_SHORT TASK_
Which lines contain the string "matplotlib"? Please list every one of them.

_INPUT MATERIAL_
────────────────────

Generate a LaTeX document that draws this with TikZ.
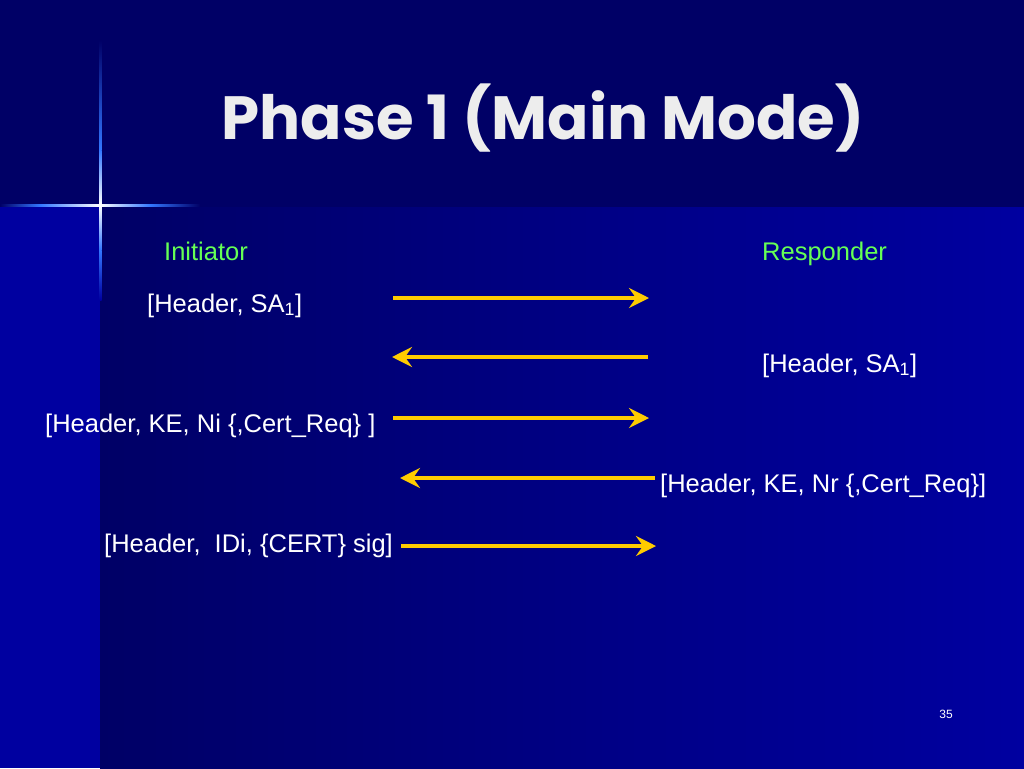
\documentclass[tikz,border=0pt]{standalone}
\usepackage{fontspec}
\setmainfont{Liberation Sans}
\newfontfamily\titlefont{Poppins}
\usetikzlibrary{arrows.meta}
\definecolor{navy}{HTML}{000066}
\definecolor{bodyblue}{HTML}{0000A0}
\definecolor{gold}{HTML}{FFCC00}
\definecolor{labelgreen}{HTML}{66FF55}
\definecolor{glow}{HTML}{3377FF}
\tikzset{
  msg/.style={anchor=base west, text=white, inner sep=0pt, font=\fontsize{25.5}{28}\selectfont},
  role/.style={anchor=base west, text=labelgreen, inner sep=0pt, font=\fontsize{25.5}{28}\selectfont},
  flow/.style={draw=gold, line width=3.5pt, -{Stealth[length=20pt,width=20pt,inset=7pt]}},
}
\begin{document}
\begin{tikzpicture}[x=1pt,y=-1pt]
\useasboundingbox (0,0) rectangle (1024,768);
% background
\fill[navy] (0,0) rectangle (1024,207);
\fill[bodyblue] (0,207) rectangle (100,768);
\shade[left color=navy, right color=bodyblue] (100,207) rectangle (1024,768);
% cross glow
\shade[top color=navy, bottom color=glow] (99,40) rectangle (101.5,150);
\shade[top color=glow, bottom color=white] (99,150) rectangle (101.5,205);
\shade[top color=white, bottom color=glow] (99,205) rectangle (101.5,250);
\shade[top color=glow, bottom color=bodyblue] (99,250) rectangle (101.5,300);
\shade[left color=navy, right color=glow] (0,204) rectangle (40,206.5);
\shade[left color=glow, right color=white] (40,204) rectangle (100,206.5);
\shade[left color=white, right color=glow] (100,204) rectangle (150,206.5);
\shade[left color=glow, right color=navy] (150,204) rectangle (200,206.5);
% title
\node[text=white!93!black, font=\titlefont\bfseries\fontsize{61}{66}\selectfont, inner sep=0pt] (title) at (543,118) {Phase 1 (Main Mode)};
% roles
\node[role] (init) at (164,260) {Initiator};
\node[role] (resp) at (762,260) {Responder};
% messages
\node[msg] (m1) at (147,312) {[Header, SA\textsubscript{1}]};
\node[msg] (m2) at (762,372) {[Header, SA\textsubscript{1}]};
\node[msg] (m3) at (45,432) {[Header, KE, Ni \{,Cert\_Req\} ]};
\node[msg] (m4) at (660,492) {[Header, KE, Nr \{,Cert\_Req\}]};
\node[msg] (m5) at (104,552) {[Header,\ \ IDi, \{CERT\} sig]};
% arrow end points
\coordinate (a1s) at (393,298); \coordinate (a1e) at (649,298);
\coordinate (a2s) at (648,357); \coordinate (a2e) at (392,357);
\coordinate (a3s) at (393,418); \coordinate (a3e) at (649,418);
\coordinate (a4s) at (655,478); \coordinate (a4e) at (400,478);
\coordinate (a5s) at (401,546); \coordinate (a5e) at (656,546);
\draw[flow] (a1s) -- (a1e);
\draw[flow] (a2s) -- (a2e);
\draw[flow] (a3s) -- (a3e);
\draw[flow] (a4s) -- (a4e);
\draw[flow] (a5s) -- (a5e);
% page number
\node[text=white, font=\fontsize{12}{14}\selectfont, inner sep=0pt] (pg) at (946,714) {35};
\end{tikzpicture}
\end{document}
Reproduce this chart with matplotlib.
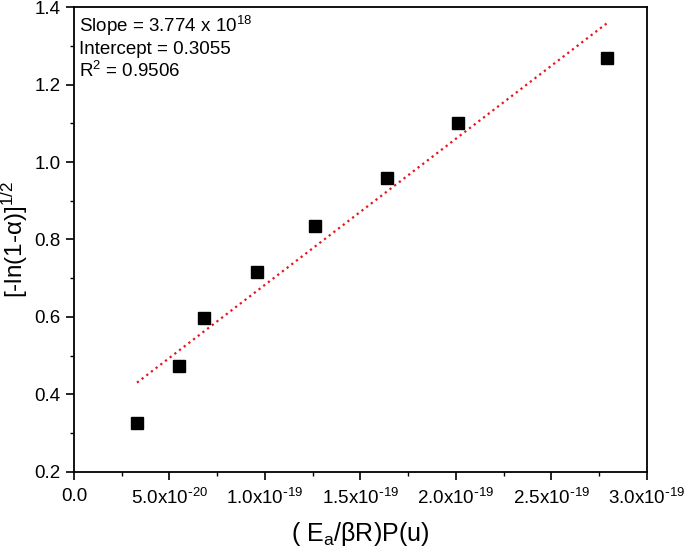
import matplotlib
matplotlib.use("Agg")
import matplotlib.pyplot as plt
from matplotlib.ticker import MultipleLocator, FixedLocator, FixedFormatter

plt.rcParams['font.family'] = ['Liberation Sans', 'DejaVu Sans']
plt.rcParams['mathtext.default'] = 'regular'

x_vals = [3.3e-20, 5.5e-20, 6.8e-20, 9.6e-20, 1.26e-19, 1.64e-19, 2.01e-19, 2.79e-19]
y_vals = [0.327, 0.474, 0.598, 0.717, 0.834, 0.958, 1.100, 1.268]
slope = 3.774e18
intercept = 0.3055
xticks = [0.0, 5.0e-20, 1.0e-19, 1.5e-19, 2.0e-19, 2.5e-19, 3.0e-19]
xtick_labels = ['0.0', r'5.0x10$^{\text{-}20}$', r'1.0x10$^{\text{-}19}$', r'1.5x10$^{\text{-}19}$',
                r'2.0x10$^{\text{-}19}$', r'2.5x10$^{\text{-}19}$', r'3.0x10$^{\text{-}19}$']
yticks = [0.2, 0.4, 0.6, 0.8, 1.0, 1.2, 1.4]

fig = plt.figure(figsize=(6.85, 5.53), dpi=100)
ax = fig.add_axes([0.108, 0.147, 0.8365, 0.840])

fit_x = [x_vals[0], x_vals[-1]]
fit_y = [intercept + slope * v for v in fit_x]
ax.plot(fit_x, fit_y, linestyle=':', color='#e8141c', linewidth=1.6)
ax.plot(x_vals, y_vals, linestyle='none', marker='s', markersize=8, color='black')

ax.set_xlim(0, 3.0e-19)
ax.set_ylim(0.2, 1.4)
ax.xaxis.set_major_locator(FixedLocator(xticks))
ax.xaxis.set_major_formatter(FixedFormatter(xtick_labels))
ax.xaxis.set_minor_locator(MultipleLocator(2.5e-20))
ax.yaxis.set_major_locator(FixedLocator(yticks))
ax.yaxis.set_major_formatter(FixedFormatter(['%.1f' % v for v in yticks]))
ax.yaxis.set_minor_locator(MultipleLocator(0.1))
ax.tick_params(which='major', direction='out', length=6, width=1.2, labelsize=13.5)
ax.tick_params(which='minor', direction='out', length=3, width=1.0)
ax.tick_params(axis='x', pad=6)
for s in ax.spines.values():
    s.set_linewidth(1.3)

ax.set_xlabel('( E$_a$/βR)P(u)', fontsize=18, labelpad=8)
ax.set_ylabel('[-ln(1-α)]$^{1/2}$', fontsize=17.5, labelpad=3)

ax.text(0.008, 0.985, 'Slope = 3.774 x 10$^{18}$\nIntercept = 0.3055\nR$^2$ = 0.9506',
        transform=ax.transAxes, ha='left', va='top', fontsize=13.5, linespacing=1.2)

fig.savefig('out.png', dpi=100)
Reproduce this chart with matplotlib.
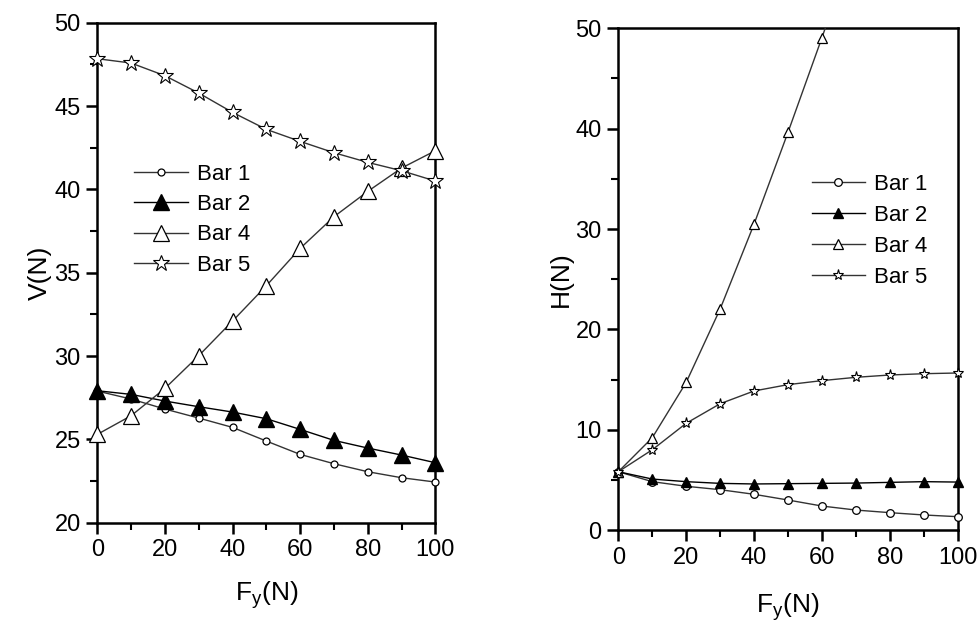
import numpy as np
import matplotlib
matplotlib.use('Agg')
import matplotlib.pyplot as plt
from matplotlib.ticker import MultipleLocator

plt.rcParams['font.family'] = ['Liberation Sans', 'DejaVu Sans']
plt.rcParams['mathtext.default'] = 'regular'

fy = [0, 10, 20, 30, 40, 50, 60, 70, 80, 90, 100]

# vertical reaction V(N)
v_bar1 = [27.9, 27.42, 26.82, 26.28, 25.72, 24.9, 24.1, 23.54, 23.06, 22.7, 22.44]
v_bar2 = [27.92, 27.7, 27.3, 26.96, 26.64, 26.24, 25.6, 24.94, 24.48, 24.06, 23.6]
v_bar4 = [25.3, 26.42, 28.06, 30.02, 32.1, 34.22, 36.46, 38.36, 39.88, 41.28, 42.32]
v_bar5 = [47.84, 47.58, 46.82, 45.78, 44.62, 43.6, 42.88, 42.2, 41.62, 41.12, 40.5]

# horizontal reaction H(N)
h_bar1 = [5.81, 4.82, 4.36, 4.02, 3.56, 2.99, 2.39, 1.99, 1.73, 1.5, 1.33]
h_bar2 = [5.81, 5.08, 4.82, 4.65, 4.59, 4.62, 4.65, 4.68, 4.75, 4.82, 4.78]
fy4 = [0, 10, 20, 30, 40, 50, 60, 70]
h_bar4 = [5.81, 9.2, 14.72, 22.03, 30.5, 39.65, 49.08, 58.8]
h_bar5 = [5.81, 8.0, 10.64, 12.59, 13.86, 14.49, 14.89, 15.22, 15.45, 15.58, 15.65]

labels = ['Bar 1', 'Bar 2', 'Bar 4', 'Bar 5']
lc = '#333333'

fig = plt.figure(figsize=(9.79, 6.24), dpi=100)
ax1 = fig.add_axes([0.0994, 0.1623, 0.3453, 0.8013])
ax2 = fig.add_axes([0.6316, 0.1506, 0.3467, 0.804])


def style(ax):
    for s in ax.spines.values():
        s.set_linewidth(1.8)
    ax.tick_params(which='major', direction='out', length=8, width=1.8,
                   labelsize=17, pad=4)
    ax.tick_params(which='minor', direction='out', length=5, width=1.5)
    ax.tick_params(top=False, right=False)
    ax.xaxis.set_major_locator(MultipleLocator(20))
    ax.xaxis.set_minor_locator(MultipleLocator(10))
    ax.set_xlim(0, 100)


# left panel
ax1.plot(fy, v_bar1, '-o', color=lc, lw=1, ms=5, mfc='white', mec='black',
         mew=0.9, label=labels[0], clip_on=False, zorder=3)
ax1.plot(fy, v_bar2, '-^', color='black', lw=1, ms=11, mfc='black', mec='black',
         label=labels[1], clip_on=False, zorder=3)
ax1.plot(fy, v_bar4, '-^', color=lc, lw=1, ms=12, mfc='white', mec='black',
         mew=0.9, label=labels[2], clip_on=False, zorder=3)
ax1.plot(fy, v_bar5, '-*', color=lc, lw=1, ms=12, mfc='white', mec='black',
         mew=0.8, label=labels[3], clip_on=False, zorder=3)
style(ax1)
ax1.set_ylim(20, 50)
ax1.yaxis.set_major_locator(MultipleLocator(5))
ax1.yaxis.set_minor_locator(MultipleLocator(2.5))
ax1.set_ylabel('V(N)', fontsize=19, labelpad=2)
ax1.set_xlabel('$F_y(N)$', fontsize=19, labelpad=13)
ax1.legend(loc='upper left', bbox_to_anchor=(0.11, 0.718), frameon=False,
           fontsize=16, handlelength=2.4, handletextpad=0.4, labelspacing=0.42,
           borderpad=0, borderaxespad=0)

# right panel
ax2.plot(fy, h_bar1, '-o', color=lc, lw=1, ms=5.5, mfc='white', mec='black',
         mew=0.9, label=labels[0], clip_on=False, zorder=3)
ax2.plot(fy, h_bar2, '-^', color='black', lw=1, ms=7, mfc='black', mec='black',
         label=labels[1], clip_on=False, zorder=3)
ax2.plot(fy4, h_bar4, '-^', color=lc, lw=1, ms=7, mfc='white', mec='black',
         mew=0.9, label=labels[2], zorder=3)
ax2.plot(fy, h_bar5, '-*', color=lc, lw=1, ms=8, mfc='white', mec='black',
         mew=0.8, label=labels[3], clip_on=False, zorder=3)
style(ax2)
ax2.set_ylim(0, 50)
ax2.yaxis.set_major_locator(MultipleLocator(10))
ax2.yaxis.set_minor_locator(MultipleLocator(5))
ax2.set_ylabel('H(N)', fontsize=19, labelpad=2)
ax2.set_xlabel('$F_y(N)$', fontsize=19, labelpad=16)
ax2.legend(loc='upper left', bbox_to_anchor=(0.57, 0.71), frameon=False,
           fontsize=16, handlelength=2.4, handletextpad=0.4, labelspacing=0.45,
           borderpad=0, borderaxespad=0)

fig.savefig('out.png', dpi=100)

────────────────────

_OUTPUT_
Reproduce this chart with matplotlib.
import matplotlib
matplotlib.use("Agg")
import matplotlib.pyplot as plt
from matplotlib.ticker import MultipleLocator, FixedLocator, FixedFormatter
Reproduce this chart with matplotlib.
import matplotlib
matplotlib.use('Agg')
import matplotlib.pyplot as plt
from matplotlib.ticker import MultipleLocator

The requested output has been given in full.